» **TASK TO CARRY OUT**: Print word for word the first line of the listing below and every line after it, through the line with "from matplotlib.patches import Rectangle". Leave out the pictures and the rest.
━━━━━ PROVIDED MATERIAL ━━━━━
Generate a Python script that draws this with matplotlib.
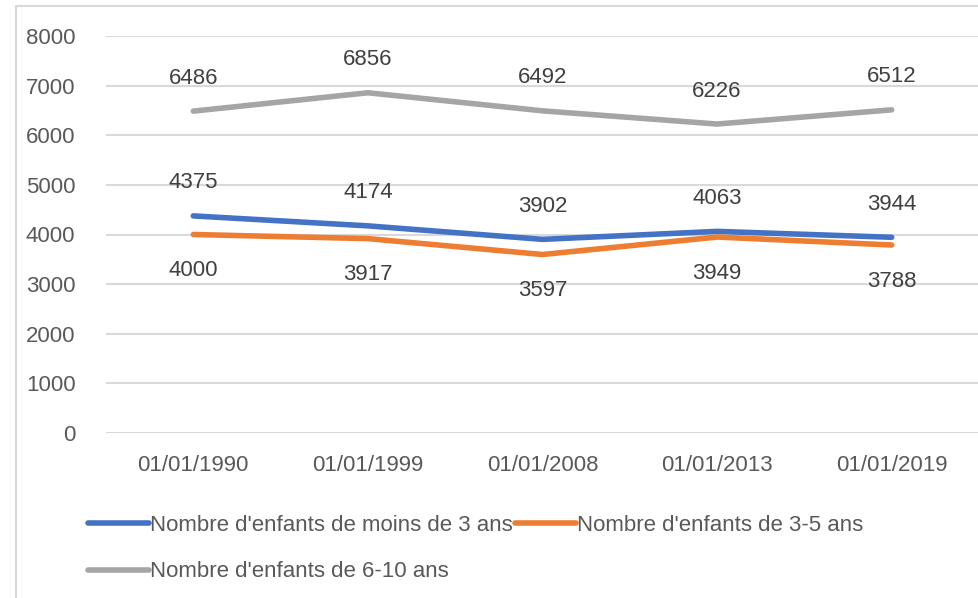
import matplotlib
matplotlib.use("Agg")
import matplotlib.pyplot as plt
from matplotlib.patches import Rectangle

categories = ["01/01/1990", "01/01/1999", "01/01/2008", "01/01/2013", "01/01/2019"]
moins3 = [4375, 4174, 3902, 4063, 3944]
ans3_5 = [4000, 3917, 3597, 3949, 3788]
ans6_10 = [6486, 6856, 6492, 6226, 6512]
names = ["Nombre d'enfants de moins de 3 ans", "Nombre d'enfants de 3-5 ans",
         "Nombre d'enfants de 6-10 ans"]
yticks = [0, 1000, 2000, 3000, 4000, 5000, 6000, 7000, 8000]

plt.rcParams['font.family'] = ['Liberation Sans', 'DejaVu Sans']
FS = 16

fig = plt.figure(figsize=(9.79, 5.98), dpi=100)
ax = fig.add_axes([106/979, 1-433/598, 1-106/979, (433-36)/598])

x = list(range(len(categories)))
colors = ["#4472C4", "#ED7D31", "#A5A5A5"]
lines = []
for vals, c, n in zip([moins3, ans3_5, ans6_10], colors, names):
    l, = ax.plot(x, vals, color=c, lw=4.0, solid_capstyle='round', label=n, zorder=3)
    lines.append(l)

for xi, v in zip(x, ans6_10):
    ax.annotate(str(v), (xi, v), xytext=(0, 33), textcoords='offset pixels',
                ha='center', va='center', fontsize=FS, color='#404040')
for xi, v in zip(x, moins3):
    ax.annotate(str(v), (xi, v), xytext=(0, 33), textcoords='offset pixels',
                ha='center', va='center', fontsize=FS, color='#404040')
for xi, v in zip(x, ans3_5):
    ax.annotate(str(v), (xi, v), xytext=(0, -36), textcoords='offset pixels',
                ha='center', va='center', fontsize=FS, color='#404040')

ax.set_xlim(-0.5, len(categories) - 0.5)
ax.set_ylim(0, 8000)
ax.set_yticks(yticks)
ax.set_yticklabels([str(t) for t in yticks])
ax.set_xticks(x)
ax.set_xticklabels(categories)
ax.tick_params(axis='both', length=0, labelsize=FS, colors='#595959')
ax.tick_params(axis='y', pad=22)
ax.tick_params(axis='x', pad=16)
ax.grid(axis='y', color='#d9d9d9', lw=1.5, zorder=0)
ax.set_axisbelow(True)
for s in ax.spines.values():
    s.set_visible(False)

leg = fig.legend([lines[0], lines[2], lines[1]], [names[0], names[2], names[1]],
                 ncol=2, loc='upper left', bbox_to_anchor=(79/979, 1-506/598),
                 frameon=False, fontsize=FS, handlelength=2.75, handletextpad=0.05,
                 columnspacing=0.1, labelspacing=1.15, borderaxespad=0)
for t in leg.get_texts():
    t.set_color('#595959')

fig.patches.append(Rectangle((16/979, -0.1), 1.2, 1 - 6/598 + 0.1, transform=fig.transFigure,
                             fill=False, edgecolor='#d9d9d9', lw=1.5))

fig.savefig("out.png", dpi=100)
━━━━━
» **SOLUTION**:
Generate a Python script that draws this with matplotlib.
import matplotlib
matplotlib.use("Agg")
import matplotlib.pyplot as plt
from matplotlib.patches import Rectangle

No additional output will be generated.